Breast cancer and the Environment Research Program
MSU Extension and Michigan State University’s are working together to further breast cancer research.
June 15, 2017 - Author: Cathy Newkirk, Michigan State University Extension and Daniel Totzkay
Michigan State University Extension has partnered with the Michigan State University Breast Cancer and the Environment Research Program. MSU Extension educators with backgrounds in health education are talking to groups throughout Michigan regarding MSU research focused on environmental factors that impact breast cancer in women.
The Breast Cancer and the Environment Research Program (BCERP) is a National Institutes of Health (NIH)-sponsored transdisciplinary collaboration with several specific goals. First among these goals is the investigation of how environmental factors may promote the development of breast cancer. A second is the study of female reproductive development with a focus on how these environmental factors affect maturation, as changes in the course of development, such as the timing of female puberty, are associated with breast cancer risk. The third goal is the development of public health messages for women and girls regarding environmental exposure based on scientific findings. By “environmental factors” we mean anything in a person’s environment, such as the foods they eat or the chemicals in which they come in contact. The BCERP is called transdisciplinary because it is a collaboration between biologists, epidemiologists, communication scientists and breast cancer advocates/educators across the United States. There are six BCERP project sites across the United States and each site’s project includes biology studies, human studies, community outreach and dissemination activities. The various projects within the BCERP work together to ensure that breast cancer and the role of environmental factors in its development is understood from a number of directions and is communicated to the public in ways they understand.
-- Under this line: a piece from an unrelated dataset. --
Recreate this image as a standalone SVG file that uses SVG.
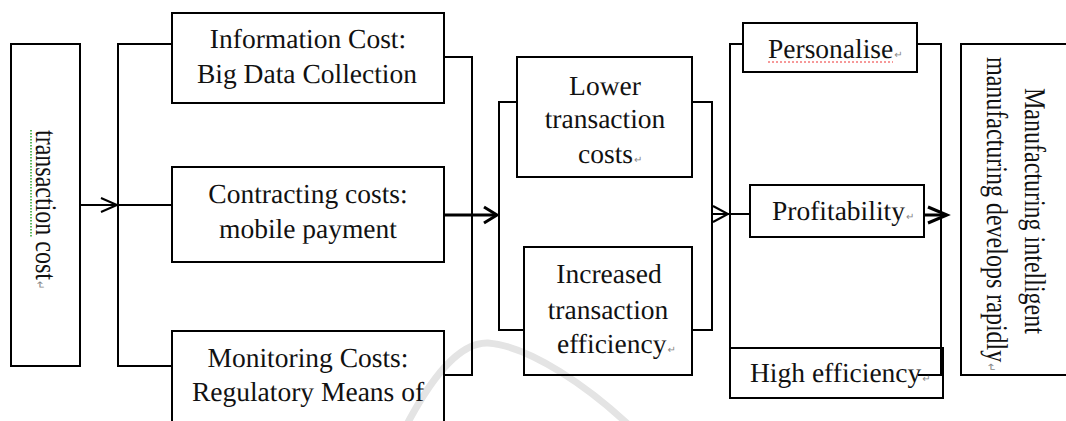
<svg xmlns="http://www.w3.org/2000/svg" width="1066" height="421" viewBox="0 0 1066 421">
  <style>
    text { text-rendering: geometricPrecision; }
    .box { fill: none; stroke: #000; stroke-width: 2; }
    .wire { fill: none; stroke: #000; stroke-width: 2; }
    .heavy { fill: none; stroke: #000; stroke-width: 3; }
    .lbl { font-family: "Liberation Serif", "Times New Roman", serif; font-size: 27.5px; fill: #111; }
    .vlbl { font-family: "Liberation Serif", "Times New Roman", serif; font-size: 24px; fill: #111; }
    .mid { text-anchor: middle; }
    .ret { font-family: "DejaVu Sans", sans-serif; font-size: 10px; fill: #888; }
  </style>
  <rect width="1066" height="421" fill="#fff"/>

  <!-- faint background swoosh -->
  <path d="M405,428 C430,380 458,342 488,343 C530,346 590,388 632,428" fill="none" stroke="#e4e4e4" stroke-width="7"/>

  <g id="connectors">
    <!-- transaction cost -> cost branches -->
    <line class="wire" x1="80" y1="205" x2="117" y2="205"/>
    <polyline class="wire" points="101,198 117,205 101,212"/>
    <path class="wire" d="M172,44 H118 V366 H172 M118,205 H172"/>
    <!-- cost branches -> outcomes -->
    <path class="wire" d="M444,57 H472 V375 H444"/>
    <line class="heavy" x1="444" y1="215" x2="496" y2="215"/>
    <polyline class="heavy" points="484,207 497,215 484,223"/>
    <path class="wire" d="M517,102 H499 V330 H524"/>
    <path class="wire" d="M692,102 H712 V330 H692"/>
    <!-- outcomes -> effects -->
    <line class="wire" x1="712" y1="214" x2="750" y2="214"/>
    <polyline class="wire" points="713,206 728,214 713,222"/>
    <path class="wire" d="M743,44 H730 V348"/>
    <path class="wire" d="M917,44 H941 V375 H918"/>
    <!-- effects -> result -->
    <line class="heavy" x1="924" y1="215" x2="946" y2="215"/>
    <polyline class="heavy" points="928,207 947,215 928,223"/>
  </g>

  <g id="node-transaction-cost">
    <rect class="box" x="11" y="44" width="69" height="322"/>
    <line x1="31" y1="130" x2="31" y2="237" stroke="#5cb85c" stroke-width="2" stroke-dasharray="1.5 1.5"/>
    <text class="vlbl" transform="translate(36,130) rotate(90) scale(1,1.25)">transaction cost<tspan class="ret" dx="1">↵</tspan></text>
  </g>

  <g id="node-information-cost">
    <rect class="box" x="172" y="13" width="272" height="90"/>
    <text class="lbl mid" x="308" y="48">Information Cost:</text>
    <text class="lbl mid" x="307" y="83">Big Data Collection</text>
  </g>

  <g id="node-contracting-costs">
    <rect class="box" x="172" y="167" width="272" height="95"/>
    <text class="lbl mid" x="308" y="203">Contracting costs:</text>
    <text class="lbl mid" x="308" y="238">mobile payment</text>
  </g>

  <g id="node-monitoring-costs">
    <rect class="box" x="172" y="331" width="272" height="100"/>
    <text class="lbl mid" x="308" y="367">Monitoring Costs:</text>
    <text class="lbl mid" x="308" y="401">Regulatory Means of</text>
  </g>

  <g id="node-lower-costs">
    <rect class="box" x="517" y="57" width="175" height="120"/>
    <text class="lbl mid" x="605" y="95">Lower</text>
    <text class="lbl mid" x="605" y="128">transaction</text>
    <text class="lbl" x="578" y="163">costs<tspan class="ret" dx="1">↵</tspan></text>
  </g>

  <g id="node-increased-efficiency">
    <rect class="box" x="524" y="247" width="168" height="128"/>
    <text class="lbl mid" x="609" y="283">Increased</text>
    <text class="lbl mid" x="608" y="319">transaction</text>
    <text class="lbl" x="557" y="353">efficiency<tspan class="ret" dx="1">↵</tspan></text>
  </g>

  <g id="node-personalise">
    <rect class="box" x="743" y="23" width="174" height="49"/>
    <line x1="768" y1="62" x2="893" y2="62" stroke="#e33" stroke-width="1" stroke-dasharray="2 2"/>
    <text class="lbl" x="768" y="58">Personalise<tspan class="ret" dx="1">↵</tspan></text>
  </g>

  <g id="node-profitability">
    <rect class="box" x="750" y="185" width="174" height="52"/>
    <text class="lbl" x="772" y="220">Profitability<tspan class="ret" dx="1">↵</tspan></text>
  </g>

  <g id="node-high-efficiency">
    <rect class="box" x="730" y="348" width="213" height="50"/>
    <text class="lbl" x="750" y="382">High efficiency<tspan class="ret" dx="1">↵</tspan></text>
  </g>

  <g id="node-result">
    <rect class="box" x="961" y="44" width="110" height="331"/>
    <text class="vlbl" transform="translate(1025,88) rotate(90) scale(1,1.25)">Manufacturing intelligent</text>
    <text class="vlbl" transform="translate(987,57) rotate(90) scale(1,1.25)">manufacturing develops rapidly<tspan class="ret" dx="1">↵</tspan></text>
  </g>
</svg>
The BCERP team at Michigan State University has studied the impact of a diet high in animal fat on breast cancer risk. Recently, their studies have extended to how such a diet may interact with chemicals in personal care products that can mimic the action of estrogen. Most of this research uses exposure of mice to these kinds of environmental factors, as mammary development in mice has many similarities to that in humans. To date, this research has shown that eating a diet that is particularly high in animal fat can lead to faster mammary gland growth and a greater risk of developing breast cancer in the experimental mice. This is consistent with epidemiology studies in humans that associate a diet high in animal fat with greater breast cancer risk. This research has also examined exposure to these factors and others during various life stages, including puberty and young adulthood. Puberty is a time when mammary glands are especially susceptible to abnormal growth. These life stages, known as “windows of susceptibility,” are times when normal changes in the body’s physiology may change the way in which it interacts with environmental exposures to alter breast cancer risk.
There have also been a number of MSU studies that have examined how breast cancer-related messages are presented to women. This type of research has found that there may be a lot of information about breast cancer available to women, but most of it is not presented in particularly motivating or persuasive ways. This is especially true for audiences who may be at lower literacy levels or who are particularly unaware of the connection between the environment and breast cancer. Furthermore, most of the messages women remember and use to direct their actions tend to be about breast cancer detection. Very few are about prevention, pointing to a greater need for BCERP outreach activities. MSU researchers have held focus groups and conducted message-testing studies that have shown that women are still quite confused about what causes breast cancer and the steps that can be taken to stay healthy.